9.             Tax Liability. The income tax liability to Borrower resulting from this Promissory Note (including, imputed interest or the forgiveness of principal and interest hereunder) shall be offset by the tax gross-up provided by SGI.  Borrower agrees that the non-interest bearing nature of this Promissory Note is personal to Borrower and non-transferable, and is conditioned upon the future performance of substantial




services by Employee.  Borrower certifies to SGI that Borrower reasonably expects to itemize deductions for each year that principal is outstanding under this Promissory Note.

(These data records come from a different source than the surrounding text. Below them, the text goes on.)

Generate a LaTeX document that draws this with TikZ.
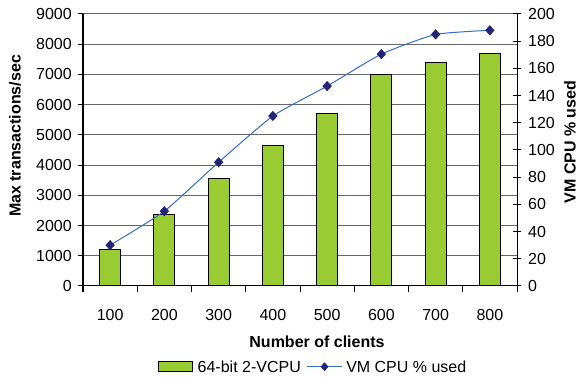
\documentclass[tikz,border=0pt]{standalone}
\usepackage{fontspec}
\setmainfont{Liberation Sans}
\usepackage{tikz}
\usetikzlibrary{shapes.geometric,positioning,calc}
\definecolor{barGreen}{RGB}{153,204,51}
\definecolor{cpuBlue}{RGB}{51,110,200}
\definecolor{cpuNavy}{RGB}{35,35,120}

\begin{document}
\begin{tikzpicture}[x=1pt, y=1pt,
    grid/.style={draw=black!60, line width=1pt},
    axis/.style={draw=black, line width=1pt},
    bar/.style={draw=black, line width=1pt, fill=barGreen},
    cpuline/.style={draw=cpuBlue, line width=1pt},
    cpumark/.style={diamond, fill=cpuNavy, inner sep=0pt, minimum width=9.5pt, minimum height=10.5pt},
    num/.style={font=\fontsize{16}{18}\selectfont, inner sep=0pt},
    title/.style={font=\fontsize{16}{18}\selectfont\bfseries, inner sep=0pt}
]
\useasboundingbox (-83,-93) rectangle (498,286);

\foreach \k in {1,...,9}
    \draw[grid] (0,{\k*272/9}) -- (434,{\k*272/9});

\foreach \v [count=\i] in {1200,2350,3550,4650,5700,7000,7400,7700}
    \draw[bar] ({\i*54.25-37.625},0) rectangle ++(21,{\v/9000*272});

\draw[axis] (0,272) -- (0,0) -- (434,0) -- (434,272);

\foreach \k [evaluate=\k as \v using int(\k*1000)] in {0,...,9} {
    \draw[axis] (-5,{\k*272/9}) -- (0,{\k*272/9});
    \node[num, anchor=east] (tps\k) at (-11,{\k*272/9}) {\v};
}
\foreach \k [evaluate=\k as \v using int(\k*20)] in {0,...,10} {
    \draw[axis] (430,{\k*27.2}) -- (438,{\k*27.2});
    \node[num, anchor=west] (cpu\k) at (445,{\k*27.2}) {\v};
}
\foreach \i in {0,...,8}
    \draw[axis] ({\i*54.25},0) -- ({\i*54.25},-6);
\foreach \i [evaluate=\i as \n using int(\i*100)] in {1,...,8}
    \node[num] (clients\i) at ({\i*54.25-27.125},-29) {\n};

\node[title, rotate=90] (ylab) at (-68,150) {Max transactions/sec};
\node[title, rotate=90] (y2lab) at (487,144) {VM CPU \% used};
\node[title] (xlab) at (234,-56) {Number of clients};

\foreach \v [count=\i] in {30,55,91,125,147,170.5,185,188}
    \coordinate (p\i) at ({\i*54.25-27.125},{\v*1.36});
\draw[cpuline] plot[smooth, tension=0.3] coordinates {(p1) (p2) (p3) (p4) (p5) (p6) (p7) (p8)};
\foreach \i in {1,...,8}
    \node[cpumark] (m\i) at (p\i) {};

\node[bar, minimum width=34pt, minimum height=10pt, inner sep=0pt] (keybar) at (92,-80.7) {};
\node[num, right=5pt of keybar] (keybartext) {64-bit 2-VCPU};
\coordinate[right=6pt of keybartext] (keyA);
\coordinate[right=35pt of keyA] (keyB);
\draw[cpuline] (keyA) -- (keyB);
\node[cpumark, minimum width=8pt, minimum height=9pt] (keymark) at ($(keyA)!0.5!(keyB)$) {};
\node[num, right=4pt of keyB] (keycputext) {VM CPU \% used};

\end{tikzpicture}
\end{document}
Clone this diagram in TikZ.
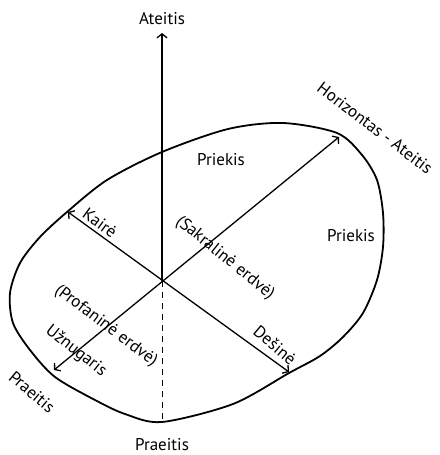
\documentclass[tikz,border=0pt]{standalone}
\usepackage{fontspec}
\setmainfont{PT Sans}
\usetikzlibrary{arrows.meta, positioning, calc}

\begin{document}
\begin{tikzpicture}[x=1pt, y=-1pt, >={Straight Barb[length=4pt,width=10pt]},
  axis/.style={line width=1.3pt},
  lbl/.style={font=\fontsize{17}{18}\selectfont, inner sep=0pt}]
  \useasboundingbox (0,0) rectangle (439,455);

  % Egg
  \draw[line width=1.8pt] plot[smooth cycle, tension=0.5] coordinates {
    (283,123) (337,133) (362,155) (377,180) (383,213) (383,247) (377,280)
    (363,313) (343,337) (320,356) (289,373) (233,404) (162,422) (125,414)
    (95,400) (55,377) (30,350) (13,323) (10,293) (20,263) (40,237)
    (67,212) (107,180) (162,152) (228,129)};

  % Axes
  \coordinate (O) at (162,281);
  \coordinate (up) at (162,33);
  \coordinate (down) at (162,422);
  \coordinate (kaire) at (68,212);
  \coordinate (desine) at (289,372);
  \coordinate (horiz) at (339,137);
  \coordinate (uzn) at (54,370);
  \draw[axis, ->] (O) -- (up);
  \draw[line width=0.9pt, dash pattern=on 6pt off 5pt] (O) -- (down);
  \draw[axis, <->] (kaire) -- (desine);
  \draw[axis, <->] (uzn) -- (horiz);

  % Labels
  \node[lbl] (ateitis) at (162,19) {Ateitis};
  \node[lbl] (praeitis) at (162,445) {Praeitis};
  \node[lbl] (priekis1) at (221,160) {Priekis};
  \node[lbl] (priekis2) at (351,236) {Priekis};
  \node[lbl, rotate=-37] (horizontas) at (375,128) {Horizontas - Ateitis};
  \node[lbl, rotate=-36] (kairelbl) at (100,223) {Kairė};
  \node[lbl, rotate=-39] (sakr) at (225,258) {(Sakralinė erdvė)};
  \node[lbl, rotate=-37] (prof) at (106,326) {(Profaninė erdvė)};
  \node[lbl, rotate=-38] (uznlbl) at (76,351) {Užnugaris};
  \node[lbl, rotate=-40] (desinelbl) at (275,345) {Dešinė};
  \node[lbl, rotate=-40] (praeitis2) at (32,392) {Praeitis};
\end{tikzpicture}
\end{document}
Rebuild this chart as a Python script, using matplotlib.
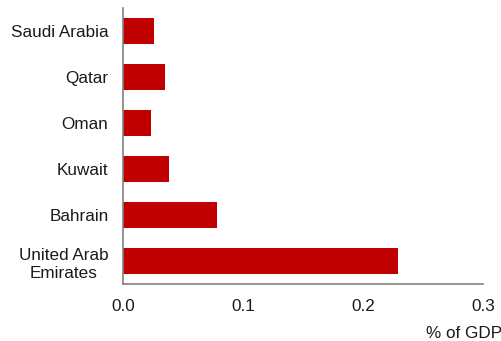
import matplotlib
matplotlib.use("Agg")
import matplotlib.pyplot as plt

plt.rcParams['font.family'] = ['Liberation Sans', 'DejaVu Sans']

## countries, top to bottom as in the chart
countries = ["Saudi Arabia", "Qatar", "Oman", "Kuwait", "Bahrain", "United Arab\nEmirates"]
values = [0.026, 0.035, 0.023, 0.038, 0.078, 0.229]

fig = plt.figure(figsize=(5.01, 3.41), dpi=100)
ax = fig.add_axes([0.2455, 0.167, 0.7185, 0.8095])

pos = list(range(len(countries)))[::-1]
ax.barh(pos, values, height=0.55, color="#c00000")

ax.set_xlim(0, 0.3)
ax.set_ylim(-0.5, 5.5)
ax.set_xticks([0.0, 0.1, 0.2, 0.3])
ax.set_xticklabels(["0.0", "0.1", "0.2", "0.3"])
ax.set_yticks(pos)
ax.set_yticklabels(countries, linespacing=1.25)
for lab in ax.get_yticklabels():
    lab.set_multialignment("center")
ax.tick_params(length=0, labelsize=12.3, colors="#1a1a1a")
ax.tick_params(axis="x", pad=11)
ax.tick_params(axis="y", pad=10.5)

for s in ["top", "right"]:
    ax.spines[s].set_visible(False)
for s in ["left", "bottom"]:
    ax.spines[s].set_color("#808080")
    ax.spines[s].set_linewidth(1.2)

fig.text(1.002, 0.0, "% of GDP", ha="right", va="bottom", fontsize=12.3, color="#1a1a1a")

fig.savefig("out.png", dpi=100)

10.           Miscellaneous.  If any provision of this Promissory Note shall be invalid or unenforceable for any reason, the same shall be ineffective, but the remainder of this Promissory Note shall not be affected thereby and shall remain in full force and effect.  Time is of the essence of each and every obligation of Borrower and SGI hereunder.  Presentment and demand for payment, notice of dishonor, protest and notice of protest are hereby waived by Borrower and SGI with respect to amounts owed by each of them respectively under the provisions of this Note.  If the due date for any payment under this Promissory Note falls on a Saturday, Sunday or legal holiday, then such due date shall be extended to the next business day.  None of the terms or provisions of this Promissory Note may be waived, altered, modified or amended except by a writing signed by SGI and Borrower.  The provisions of this Promissory Note shall be governed by California law.  The covenants, terms and conditions hereof shall bind the heirs, successors and assigns of Borrower and shall inure to the benefit of the successors and assigns of SGI.


IN WITNESS WHEREOF, Borrower has executed this Promissory Note as of the date first set forth above.